▶ **Work to complete**
Both boundary lines count: repeat, exactly and alone, the lines from the one containing "Clone this chart in seaborn and matplotlib." to the one containing "import seaborn as sns", with pictures left out.

________________________________________

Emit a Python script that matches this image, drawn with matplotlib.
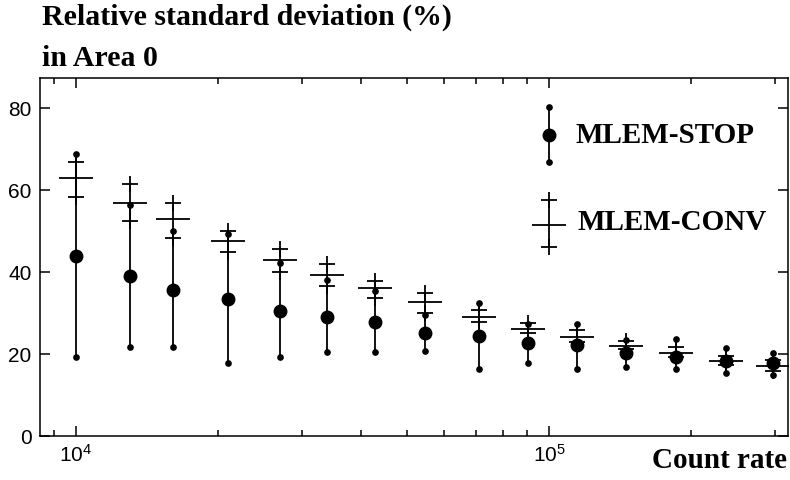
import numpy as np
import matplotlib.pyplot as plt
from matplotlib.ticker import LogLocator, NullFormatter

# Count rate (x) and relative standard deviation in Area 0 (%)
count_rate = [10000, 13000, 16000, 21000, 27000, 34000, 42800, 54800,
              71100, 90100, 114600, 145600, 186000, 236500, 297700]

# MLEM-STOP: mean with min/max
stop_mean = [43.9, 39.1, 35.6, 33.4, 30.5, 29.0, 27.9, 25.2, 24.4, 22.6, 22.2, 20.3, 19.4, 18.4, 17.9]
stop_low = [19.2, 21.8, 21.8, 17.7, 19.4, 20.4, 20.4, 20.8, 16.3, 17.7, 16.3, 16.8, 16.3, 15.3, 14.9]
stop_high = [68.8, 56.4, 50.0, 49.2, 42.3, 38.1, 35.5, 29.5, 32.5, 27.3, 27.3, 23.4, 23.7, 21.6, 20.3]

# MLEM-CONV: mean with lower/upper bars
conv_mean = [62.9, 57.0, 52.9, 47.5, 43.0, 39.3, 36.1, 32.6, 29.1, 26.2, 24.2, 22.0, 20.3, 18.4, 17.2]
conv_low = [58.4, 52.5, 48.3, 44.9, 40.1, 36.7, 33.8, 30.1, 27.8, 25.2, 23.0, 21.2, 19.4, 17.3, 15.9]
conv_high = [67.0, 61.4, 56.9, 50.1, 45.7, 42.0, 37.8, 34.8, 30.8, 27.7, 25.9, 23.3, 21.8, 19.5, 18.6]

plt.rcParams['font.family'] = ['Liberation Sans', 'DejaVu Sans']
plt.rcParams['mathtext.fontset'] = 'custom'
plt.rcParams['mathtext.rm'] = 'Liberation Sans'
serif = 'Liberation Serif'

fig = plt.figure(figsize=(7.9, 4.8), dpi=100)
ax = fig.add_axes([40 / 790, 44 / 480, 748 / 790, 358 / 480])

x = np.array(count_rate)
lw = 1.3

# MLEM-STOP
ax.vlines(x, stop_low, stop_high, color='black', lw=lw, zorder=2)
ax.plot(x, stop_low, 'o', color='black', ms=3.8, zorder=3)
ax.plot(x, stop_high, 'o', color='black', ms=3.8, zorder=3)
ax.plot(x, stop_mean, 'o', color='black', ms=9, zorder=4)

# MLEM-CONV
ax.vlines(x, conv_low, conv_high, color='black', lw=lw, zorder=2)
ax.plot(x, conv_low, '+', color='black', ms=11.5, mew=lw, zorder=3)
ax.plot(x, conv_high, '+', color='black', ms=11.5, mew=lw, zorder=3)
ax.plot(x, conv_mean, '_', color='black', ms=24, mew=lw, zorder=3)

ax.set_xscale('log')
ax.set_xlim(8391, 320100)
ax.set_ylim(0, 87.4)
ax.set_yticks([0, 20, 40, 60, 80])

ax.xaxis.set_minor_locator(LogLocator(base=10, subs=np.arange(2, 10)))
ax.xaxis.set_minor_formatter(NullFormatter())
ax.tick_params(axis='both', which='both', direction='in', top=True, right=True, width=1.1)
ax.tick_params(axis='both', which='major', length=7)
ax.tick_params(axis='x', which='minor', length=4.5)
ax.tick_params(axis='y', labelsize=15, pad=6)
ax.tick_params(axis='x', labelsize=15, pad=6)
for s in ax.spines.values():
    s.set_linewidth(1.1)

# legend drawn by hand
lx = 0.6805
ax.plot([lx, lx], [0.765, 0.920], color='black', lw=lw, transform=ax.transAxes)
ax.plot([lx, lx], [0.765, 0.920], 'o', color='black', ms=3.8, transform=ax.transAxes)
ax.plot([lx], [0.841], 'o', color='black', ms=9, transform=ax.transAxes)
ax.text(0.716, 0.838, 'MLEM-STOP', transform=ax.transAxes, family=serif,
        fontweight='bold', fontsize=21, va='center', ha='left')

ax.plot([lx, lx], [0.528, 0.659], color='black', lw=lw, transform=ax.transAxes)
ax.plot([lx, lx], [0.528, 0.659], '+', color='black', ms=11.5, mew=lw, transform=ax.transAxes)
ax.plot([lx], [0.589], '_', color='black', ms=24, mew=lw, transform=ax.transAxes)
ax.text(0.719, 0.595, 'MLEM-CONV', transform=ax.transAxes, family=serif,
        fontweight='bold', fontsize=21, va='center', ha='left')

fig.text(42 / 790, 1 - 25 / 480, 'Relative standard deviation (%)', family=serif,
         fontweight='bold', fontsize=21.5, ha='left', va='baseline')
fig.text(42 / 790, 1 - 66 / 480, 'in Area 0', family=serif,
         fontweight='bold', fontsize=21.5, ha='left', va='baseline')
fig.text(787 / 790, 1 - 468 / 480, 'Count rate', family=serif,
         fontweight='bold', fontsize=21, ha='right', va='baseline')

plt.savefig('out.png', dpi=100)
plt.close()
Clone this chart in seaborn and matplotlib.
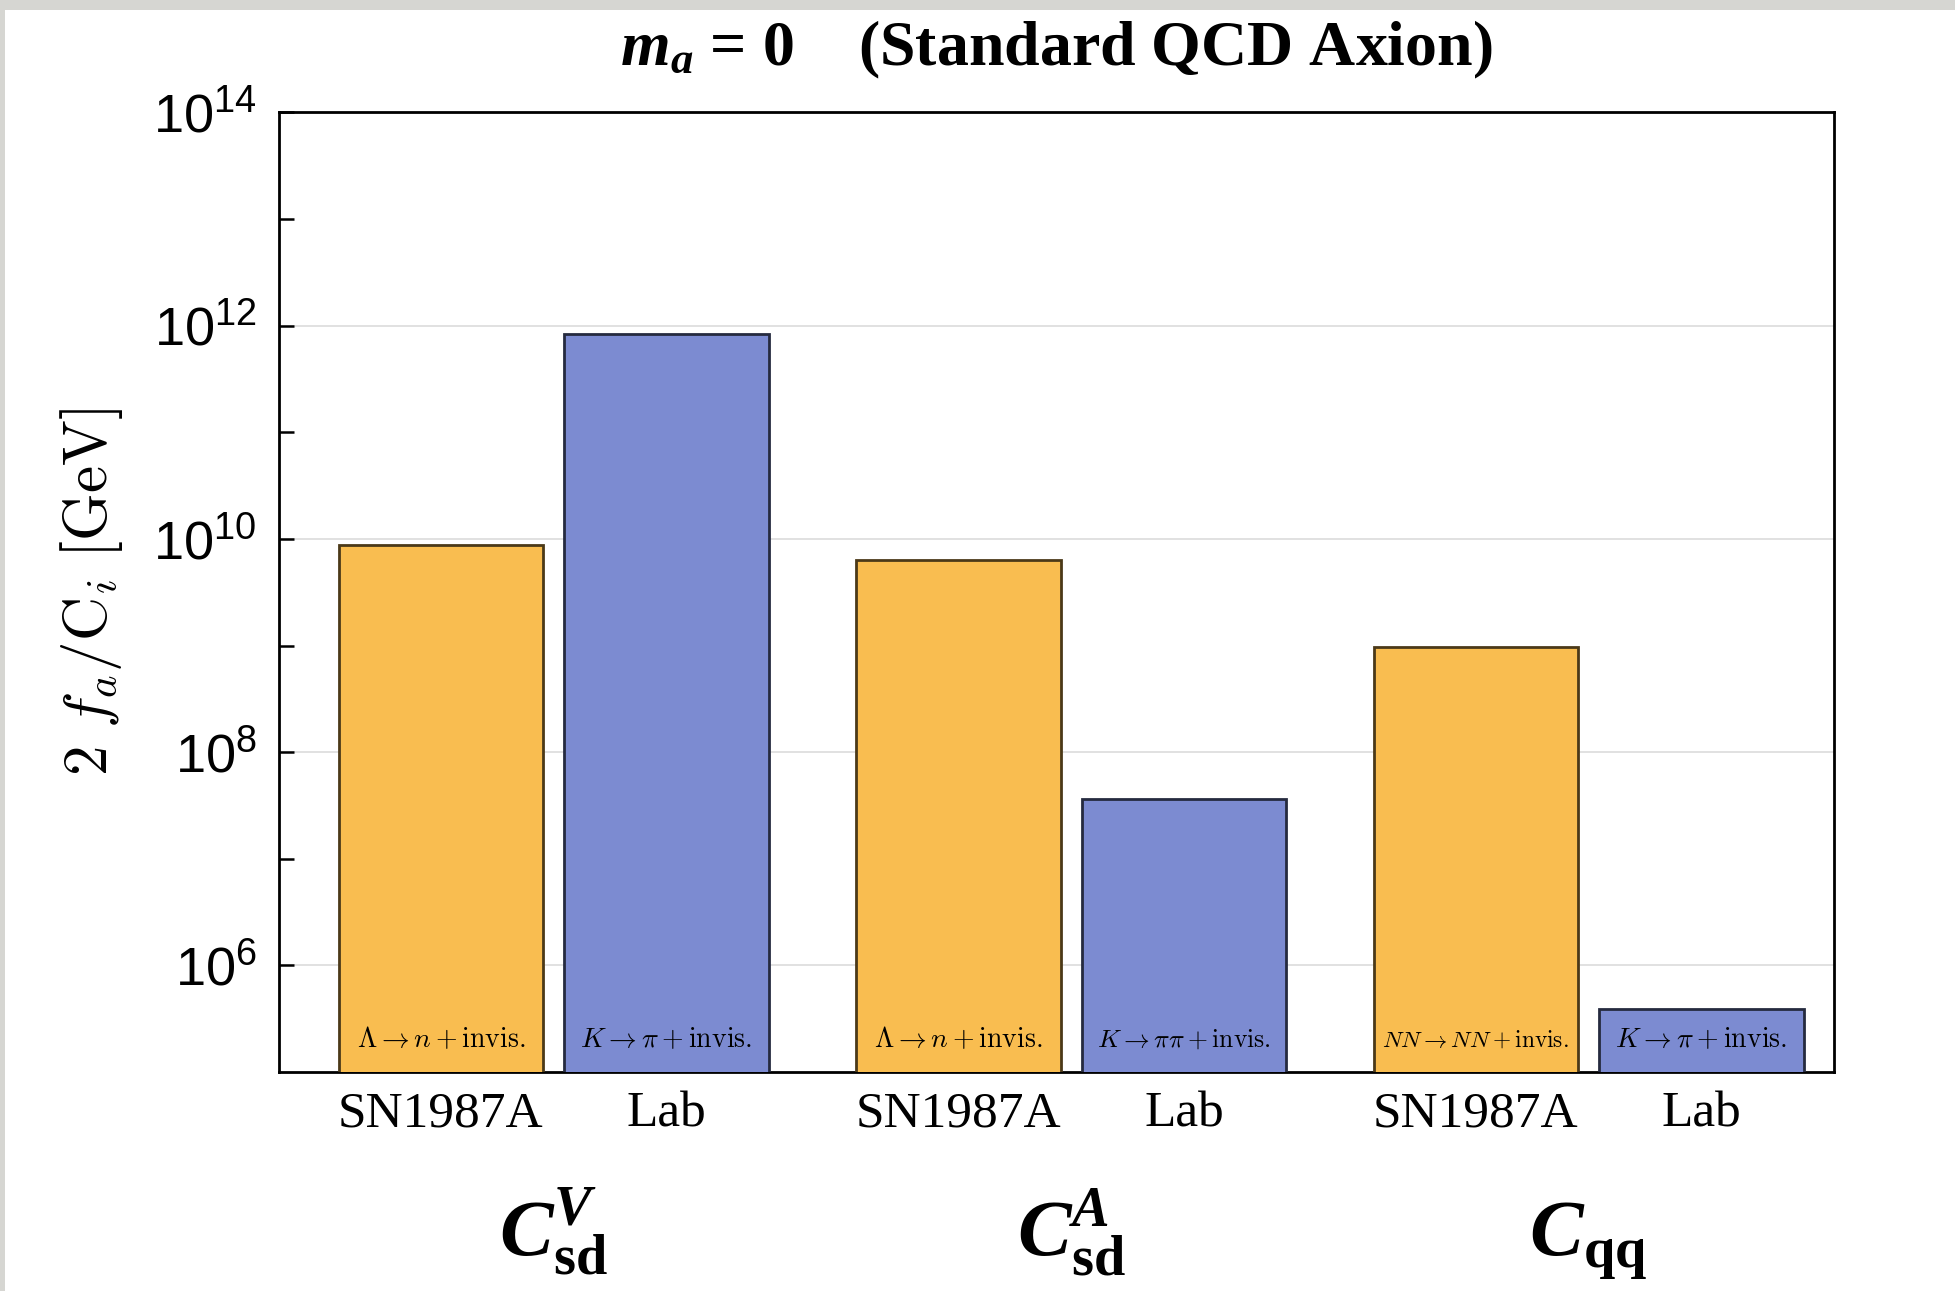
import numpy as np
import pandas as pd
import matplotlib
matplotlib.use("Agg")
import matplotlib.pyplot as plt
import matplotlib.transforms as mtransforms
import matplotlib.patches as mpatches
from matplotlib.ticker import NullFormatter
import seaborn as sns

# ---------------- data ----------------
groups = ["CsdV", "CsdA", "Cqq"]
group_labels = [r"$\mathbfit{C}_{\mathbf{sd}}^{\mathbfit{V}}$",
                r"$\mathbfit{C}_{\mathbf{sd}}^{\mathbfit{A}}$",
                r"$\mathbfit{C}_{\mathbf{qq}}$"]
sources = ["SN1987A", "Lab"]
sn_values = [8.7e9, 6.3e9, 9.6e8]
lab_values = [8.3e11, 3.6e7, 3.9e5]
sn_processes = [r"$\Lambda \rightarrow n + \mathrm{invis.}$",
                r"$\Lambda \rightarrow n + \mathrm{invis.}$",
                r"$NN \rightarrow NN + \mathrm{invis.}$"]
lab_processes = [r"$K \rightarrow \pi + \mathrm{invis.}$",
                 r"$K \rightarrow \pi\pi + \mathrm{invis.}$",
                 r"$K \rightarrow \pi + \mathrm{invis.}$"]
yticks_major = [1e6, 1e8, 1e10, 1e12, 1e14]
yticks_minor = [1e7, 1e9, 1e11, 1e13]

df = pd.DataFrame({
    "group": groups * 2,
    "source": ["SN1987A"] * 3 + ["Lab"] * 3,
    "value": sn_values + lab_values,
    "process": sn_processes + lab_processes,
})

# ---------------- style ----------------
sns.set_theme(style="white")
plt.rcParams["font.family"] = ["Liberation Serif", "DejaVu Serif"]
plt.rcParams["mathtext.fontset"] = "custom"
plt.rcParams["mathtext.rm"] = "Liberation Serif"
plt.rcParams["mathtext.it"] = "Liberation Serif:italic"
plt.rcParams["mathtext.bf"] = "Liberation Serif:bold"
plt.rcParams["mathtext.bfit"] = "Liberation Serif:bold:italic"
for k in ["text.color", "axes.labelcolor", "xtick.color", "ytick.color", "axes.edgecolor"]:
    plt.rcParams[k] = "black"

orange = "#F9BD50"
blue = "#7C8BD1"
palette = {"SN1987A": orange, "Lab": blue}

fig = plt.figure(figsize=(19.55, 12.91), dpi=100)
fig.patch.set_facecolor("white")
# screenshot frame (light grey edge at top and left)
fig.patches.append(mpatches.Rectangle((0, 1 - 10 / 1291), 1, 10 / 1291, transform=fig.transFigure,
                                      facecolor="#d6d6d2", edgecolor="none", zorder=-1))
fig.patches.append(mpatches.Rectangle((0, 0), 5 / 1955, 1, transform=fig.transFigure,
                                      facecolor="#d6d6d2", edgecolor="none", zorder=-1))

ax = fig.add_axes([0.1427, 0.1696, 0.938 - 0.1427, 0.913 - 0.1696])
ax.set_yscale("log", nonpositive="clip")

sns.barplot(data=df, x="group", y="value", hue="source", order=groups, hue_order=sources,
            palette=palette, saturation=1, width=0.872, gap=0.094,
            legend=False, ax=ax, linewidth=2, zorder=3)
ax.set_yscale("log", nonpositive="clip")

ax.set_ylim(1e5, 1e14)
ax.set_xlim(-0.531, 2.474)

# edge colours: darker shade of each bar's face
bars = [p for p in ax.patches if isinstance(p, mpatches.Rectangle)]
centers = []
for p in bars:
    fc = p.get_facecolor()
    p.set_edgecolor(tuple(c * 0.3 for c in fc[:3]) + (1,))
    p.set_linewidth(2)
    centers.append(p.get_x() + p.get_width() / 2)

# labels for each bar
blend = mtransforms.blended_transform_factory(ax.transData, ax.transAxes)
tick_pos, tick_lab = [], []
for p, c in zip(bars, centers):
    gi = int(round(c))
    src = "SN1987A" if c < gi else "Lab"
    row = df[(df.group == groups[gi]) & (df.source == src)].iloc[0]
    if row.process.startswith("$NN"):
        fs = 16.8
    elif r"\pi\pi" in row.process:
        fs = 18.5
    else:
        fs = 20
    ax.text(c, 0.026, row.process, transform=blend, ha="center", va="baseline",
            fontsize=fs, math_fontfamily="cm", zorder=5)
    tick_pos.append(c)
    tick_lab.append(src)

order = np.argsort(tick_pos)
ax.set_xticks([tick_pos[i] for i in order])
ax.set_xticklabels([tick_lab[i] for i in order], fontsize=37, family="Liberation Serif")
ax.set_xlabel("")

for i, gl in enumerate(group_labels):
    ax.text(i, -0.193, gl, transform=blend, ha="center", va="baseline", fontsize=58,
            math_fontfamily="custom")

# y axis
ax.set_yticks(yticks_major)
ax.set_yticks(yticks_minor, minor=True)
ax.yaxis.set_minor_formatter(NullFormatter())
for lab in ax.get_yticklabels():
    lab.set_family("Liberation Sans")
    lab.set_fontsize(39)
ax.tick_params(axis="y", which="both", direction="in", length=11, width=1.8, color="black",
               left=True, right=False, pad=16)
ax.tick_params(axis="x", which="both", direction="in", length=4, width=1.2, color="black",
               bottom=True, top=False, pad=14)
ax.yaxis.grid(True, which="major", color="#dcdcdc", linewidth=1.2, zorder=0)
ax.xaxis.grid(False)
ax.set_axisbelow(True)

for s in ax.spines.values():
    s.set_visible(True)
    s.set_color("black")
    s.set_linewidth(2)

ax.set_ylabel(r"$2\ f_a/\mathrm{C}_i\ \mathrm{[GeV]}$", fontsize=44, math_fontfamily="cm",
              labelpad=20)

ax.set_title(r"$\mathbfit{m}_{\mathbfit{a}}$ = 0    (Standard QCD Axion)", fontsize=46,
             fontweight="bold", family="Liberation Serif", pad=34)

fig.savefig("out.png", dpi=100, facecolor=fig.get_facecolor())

________________________________________

▶ **Exercise response**
Clone this chart in seaborn and matplotlib.
import numpy as np
import pandas as pd
import matplotlib
matplotlib.use("Agg")
import matplotlib.pyplot as plt
import matplotlib.transforms as mtransforms
import matplotlib.patches as mpatches
from matplotlib.ticker import NullFormatter
import seaborn as sns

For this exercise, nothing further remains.